───── Excerpted data ─────

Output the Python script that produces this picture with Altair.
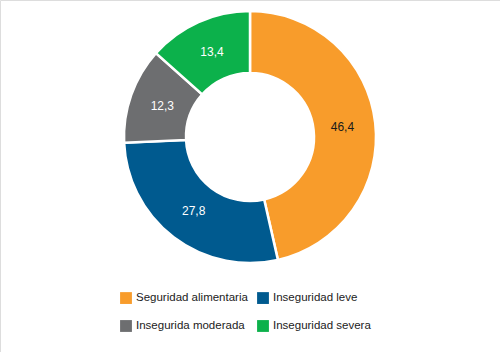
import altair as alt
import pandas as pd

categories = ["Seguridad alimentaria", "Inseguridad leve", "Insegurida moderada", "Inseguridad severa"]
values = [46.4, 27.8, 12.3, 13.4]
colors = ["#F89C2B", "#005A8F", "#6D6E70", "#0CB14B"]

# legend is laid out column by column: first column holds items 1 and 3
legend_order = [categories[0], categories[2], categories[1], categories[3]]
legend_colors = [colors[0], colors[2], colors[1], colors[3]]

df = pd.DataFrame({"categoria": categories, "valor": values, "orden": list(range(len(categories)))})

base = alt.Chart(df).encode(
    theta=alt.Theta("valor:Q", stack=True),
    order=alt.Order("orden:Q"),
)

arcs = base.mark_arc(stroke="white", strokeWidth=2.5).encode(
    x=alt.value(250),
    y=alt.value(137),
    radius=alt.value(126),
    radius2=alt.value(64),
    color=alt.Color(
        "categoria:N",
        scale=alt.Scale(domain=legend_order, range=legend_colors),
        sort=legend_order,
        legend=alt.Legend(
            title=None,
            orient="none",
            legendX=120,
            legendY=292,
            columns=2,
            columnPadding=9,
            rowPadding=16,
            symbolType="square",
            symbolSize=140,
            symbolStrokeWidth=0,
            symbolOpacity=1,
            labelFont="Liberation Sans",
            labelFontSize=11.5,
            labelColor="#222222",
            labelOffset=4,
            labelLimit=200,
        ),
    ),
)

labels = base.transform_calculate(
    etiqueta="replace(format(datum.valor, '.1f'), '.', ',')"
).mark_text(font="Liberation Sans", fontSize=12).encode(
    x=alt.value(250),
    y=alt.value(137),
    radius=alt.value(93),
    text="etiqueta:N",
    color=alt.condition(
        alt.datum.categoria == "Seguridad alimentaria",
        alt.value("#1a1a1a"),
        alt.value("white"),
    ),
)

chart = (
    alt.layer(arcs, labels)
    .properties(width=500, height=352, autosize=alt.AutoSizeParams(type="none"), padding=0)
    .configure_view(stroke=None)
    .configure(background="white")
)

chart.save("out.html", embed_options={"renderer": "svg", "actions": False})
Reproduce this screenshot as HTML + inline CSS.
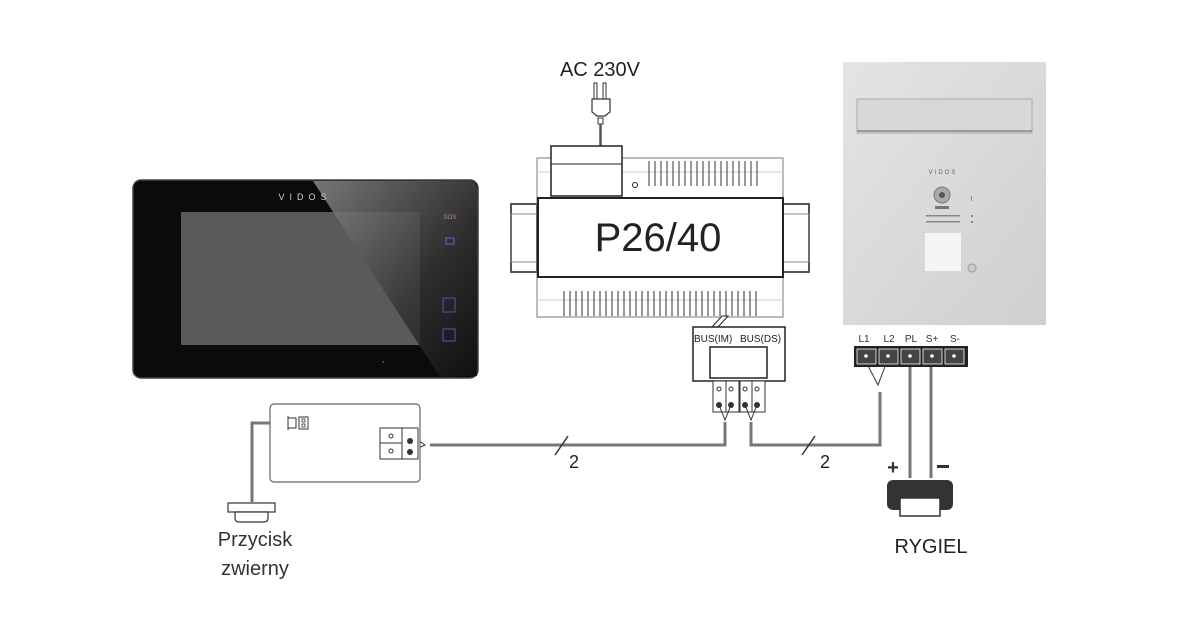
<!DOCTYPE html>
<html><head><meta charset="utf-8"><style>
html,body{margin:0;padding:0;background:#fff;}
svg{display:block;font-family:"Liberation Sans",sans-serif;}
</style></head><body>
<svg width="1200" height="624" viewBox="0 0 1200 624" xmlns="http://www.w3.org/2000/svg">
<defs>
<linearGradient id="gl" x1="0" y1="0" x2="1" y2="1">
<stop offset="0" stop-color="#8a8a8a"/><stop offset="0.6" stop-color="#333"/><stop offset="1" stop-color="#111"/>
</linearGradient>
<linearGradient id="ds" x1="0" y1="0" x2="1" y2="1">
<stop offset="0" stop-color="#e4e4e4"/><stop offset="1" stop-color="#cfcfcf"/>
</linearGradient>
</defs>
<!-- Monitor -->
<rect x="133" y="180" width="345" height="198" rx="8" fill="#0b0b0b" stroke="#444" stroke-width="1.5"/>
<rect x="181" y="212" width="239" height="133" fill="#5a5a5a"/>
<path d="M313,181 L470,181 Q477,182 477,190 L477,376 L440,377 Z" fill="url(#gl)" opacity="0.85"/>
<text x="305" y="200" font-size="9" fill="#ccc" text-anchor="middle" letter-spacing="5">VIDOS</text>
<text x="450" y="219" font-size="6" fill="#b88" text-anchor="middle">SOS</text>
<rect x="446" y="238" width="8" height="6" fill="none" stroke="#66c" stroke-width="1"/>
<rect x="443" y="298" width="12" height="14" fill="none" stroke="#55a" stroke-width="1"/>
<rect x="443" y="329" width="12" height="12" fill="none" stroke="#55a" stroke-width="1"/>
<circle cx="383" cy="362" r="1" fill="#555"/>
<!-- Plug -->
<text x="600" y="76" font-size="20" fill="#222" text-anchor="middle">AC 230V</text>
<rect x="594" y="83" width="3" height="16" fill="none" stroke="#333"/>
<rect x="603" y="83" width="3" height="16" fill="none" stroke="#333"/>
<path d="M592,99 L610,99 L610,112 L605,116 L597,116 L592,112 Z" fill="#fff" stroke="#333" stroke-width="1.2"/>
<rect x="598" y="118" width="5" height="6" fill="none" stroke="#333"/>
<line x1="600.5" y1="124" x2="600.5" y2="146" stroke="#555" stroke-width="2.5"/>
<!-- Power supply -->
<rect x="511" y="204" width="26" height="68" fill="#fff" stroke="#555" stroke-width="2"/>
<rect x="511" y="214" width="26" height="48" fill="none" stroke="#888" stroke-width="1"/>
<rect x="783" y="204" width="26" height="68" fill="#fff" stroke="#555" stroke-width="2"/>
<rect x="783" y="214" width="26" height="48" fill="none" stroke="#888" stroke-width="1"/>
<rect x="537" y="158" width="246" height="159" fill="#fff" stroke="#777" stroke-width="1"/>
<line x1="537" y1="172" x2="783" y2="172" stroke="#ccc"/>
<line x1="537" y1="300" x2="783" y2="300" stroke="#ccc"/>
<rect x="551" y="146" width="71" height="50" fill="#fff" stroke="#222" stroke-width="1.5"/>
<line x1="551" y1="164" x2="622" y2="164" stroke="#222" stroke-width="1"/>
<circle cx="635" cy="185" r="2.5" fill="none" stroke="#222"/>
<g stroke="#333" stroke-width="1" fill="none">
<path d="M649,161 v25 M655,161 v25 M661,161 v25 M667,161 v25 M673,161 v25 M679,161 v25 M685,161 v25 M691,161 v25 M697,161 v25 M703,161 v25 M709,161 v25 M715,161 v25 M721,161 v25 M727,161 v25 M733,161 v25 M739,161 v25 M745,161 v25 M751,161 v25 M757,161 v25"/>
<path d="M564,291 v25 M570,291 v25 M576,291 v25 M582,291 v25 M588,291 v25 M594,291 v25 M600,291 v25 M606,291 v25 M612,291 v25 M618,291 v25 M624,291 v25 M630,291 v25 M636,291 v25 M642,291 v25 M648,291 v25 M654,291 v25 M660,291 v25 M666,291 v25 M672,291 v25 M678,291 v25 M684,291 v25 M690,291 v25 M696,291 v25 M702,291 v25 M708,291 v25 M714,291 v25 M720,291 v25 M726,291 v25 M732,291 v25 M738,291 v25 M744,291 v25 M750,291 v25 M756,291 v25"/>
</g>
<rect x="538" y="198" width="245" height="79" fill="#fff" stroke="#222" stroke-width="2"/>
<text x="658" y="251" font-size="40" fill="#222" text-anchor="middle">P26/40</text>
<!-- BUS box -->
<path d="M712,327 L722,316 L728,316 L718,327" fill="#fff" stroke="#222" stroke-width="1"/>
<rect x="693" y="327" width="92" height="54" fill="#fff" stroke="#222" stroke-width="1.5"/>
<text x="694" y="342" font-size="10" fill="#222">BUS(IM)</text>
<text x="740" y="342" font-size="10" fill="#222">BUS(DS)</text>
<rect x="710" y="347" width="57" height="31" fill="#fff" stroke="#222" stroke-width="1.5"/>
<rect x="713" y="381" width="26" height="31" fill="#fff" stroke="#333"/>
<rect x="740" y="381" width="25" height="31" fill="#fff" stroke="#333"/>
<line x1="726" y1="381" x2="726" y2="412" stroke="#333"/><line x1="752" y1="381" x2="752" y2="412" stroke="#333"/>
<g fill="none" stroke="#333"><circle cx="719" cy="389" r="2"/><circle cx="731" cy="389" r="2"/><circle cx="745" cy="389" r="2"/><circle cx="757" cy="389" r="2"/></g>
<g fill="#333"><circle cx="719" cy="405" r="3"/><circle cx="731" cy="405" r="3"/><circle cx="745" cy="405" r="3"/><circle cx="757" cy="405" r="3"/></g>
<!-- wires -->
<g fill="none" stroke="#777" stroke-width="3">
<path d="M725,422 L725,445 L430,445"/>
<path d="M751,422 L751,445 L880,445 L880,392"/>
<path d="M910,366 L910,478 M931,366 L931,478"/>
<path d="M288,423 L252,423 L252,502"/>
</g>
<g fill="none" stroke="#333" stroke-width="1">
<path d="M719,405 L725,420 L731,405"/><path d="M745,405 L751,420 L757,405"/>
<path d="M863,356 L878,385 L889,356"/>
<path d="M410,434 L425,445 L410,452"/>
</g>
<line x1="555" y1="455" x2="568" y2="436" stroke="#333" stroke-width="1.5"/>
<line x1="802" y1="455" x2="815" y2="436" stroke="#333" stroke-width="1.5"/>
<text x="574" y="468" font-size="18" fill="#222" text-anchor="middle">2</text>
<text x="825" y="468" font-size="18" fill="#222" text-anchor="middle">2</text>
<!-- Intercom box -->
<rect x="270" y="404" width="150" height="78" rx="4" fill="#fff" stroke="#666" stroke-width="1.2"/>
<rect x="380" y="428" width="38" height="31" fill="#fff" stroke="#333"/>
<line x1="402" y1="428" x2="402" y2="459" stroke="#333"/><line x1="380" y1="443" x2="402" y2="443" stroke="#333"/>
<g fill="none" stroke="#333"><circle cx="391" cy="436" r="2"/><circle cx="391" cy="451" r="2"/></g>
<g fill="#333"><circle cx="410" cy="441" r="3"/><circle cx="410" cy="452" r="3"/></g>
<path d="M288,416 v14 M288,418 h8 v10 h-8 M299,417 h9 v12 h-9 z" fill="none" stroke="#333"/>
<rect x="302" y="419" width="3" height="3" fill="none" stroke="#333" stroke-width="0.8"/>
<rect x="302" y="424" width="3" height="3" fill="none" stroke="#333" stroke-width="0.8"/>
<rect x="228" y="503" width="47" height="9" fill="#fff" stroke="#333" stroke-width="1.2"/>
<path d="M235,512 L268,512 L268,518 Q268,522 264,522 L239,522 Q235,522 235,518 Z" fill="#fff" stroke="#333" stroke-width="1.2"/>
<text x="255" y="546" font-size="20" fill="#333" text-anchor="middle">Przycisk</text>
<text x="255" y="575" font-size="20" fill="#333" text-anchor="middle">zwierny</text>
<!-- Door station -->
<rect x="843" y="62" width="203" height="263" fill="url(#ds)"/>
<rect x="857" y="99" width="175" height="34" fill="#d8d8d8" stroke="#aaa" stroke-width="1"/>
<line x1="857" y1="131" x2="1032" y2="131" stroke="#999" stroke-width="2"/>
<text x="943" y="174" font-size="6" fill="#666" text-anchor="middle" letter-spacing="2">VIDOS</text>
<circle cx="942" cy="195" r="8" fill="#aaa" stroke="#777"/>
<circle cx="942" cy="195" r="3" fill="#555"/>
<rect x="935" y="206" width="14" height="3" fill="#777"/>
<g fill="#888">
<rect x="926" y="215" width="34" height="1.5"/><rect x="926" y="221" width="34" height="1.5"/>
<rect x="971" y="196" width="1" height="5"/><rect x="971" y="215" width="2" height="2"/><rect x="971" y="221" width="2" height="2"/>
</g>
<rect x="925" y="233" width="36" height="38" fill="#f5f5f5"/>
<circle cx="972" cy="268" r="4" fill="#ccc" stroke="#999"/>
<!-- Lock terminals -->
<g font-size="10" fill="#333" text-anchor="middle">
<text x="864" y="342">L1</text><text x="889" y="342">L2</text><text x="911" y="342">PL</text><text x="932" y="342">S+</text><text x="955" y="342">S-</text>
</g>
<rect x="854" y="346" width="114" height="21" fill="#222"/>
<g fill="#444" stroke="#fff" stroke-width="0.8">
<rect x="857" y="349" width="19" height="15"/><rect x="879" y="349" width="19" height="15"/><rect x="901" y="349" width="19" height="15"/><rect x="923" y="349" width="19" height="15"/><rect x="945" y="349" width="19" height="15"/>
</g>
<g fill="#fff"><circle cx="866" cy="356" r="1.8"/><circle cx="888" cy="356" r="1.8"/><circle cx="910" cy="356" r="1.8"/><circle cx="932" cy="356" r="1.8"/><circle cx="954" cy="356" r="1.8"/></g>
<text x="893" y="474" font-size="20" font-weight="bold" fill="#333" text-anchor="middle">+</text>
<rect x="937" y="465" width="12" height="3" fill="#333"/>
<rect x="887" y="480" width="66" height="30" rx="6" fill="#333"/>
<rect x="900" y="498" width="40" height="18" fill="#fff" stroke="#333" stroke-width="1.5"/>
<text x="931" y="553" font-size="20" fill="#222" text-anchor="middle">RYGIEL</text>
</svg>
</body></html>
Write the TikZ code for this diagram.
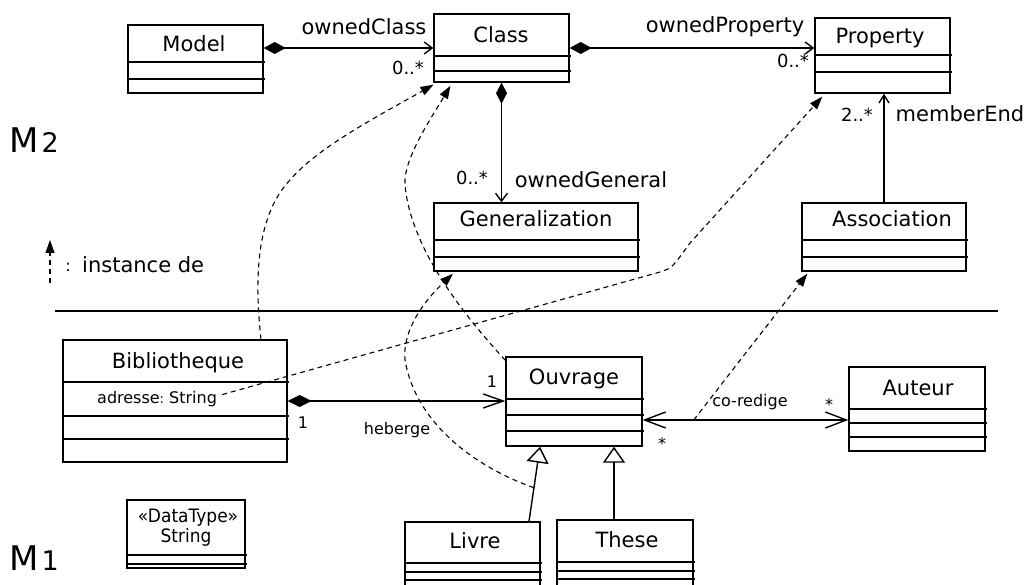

─────

:: Exercise requirements ::
Using the entries above, state how many lines include the word "this", with no other words.

:: Full response ::
3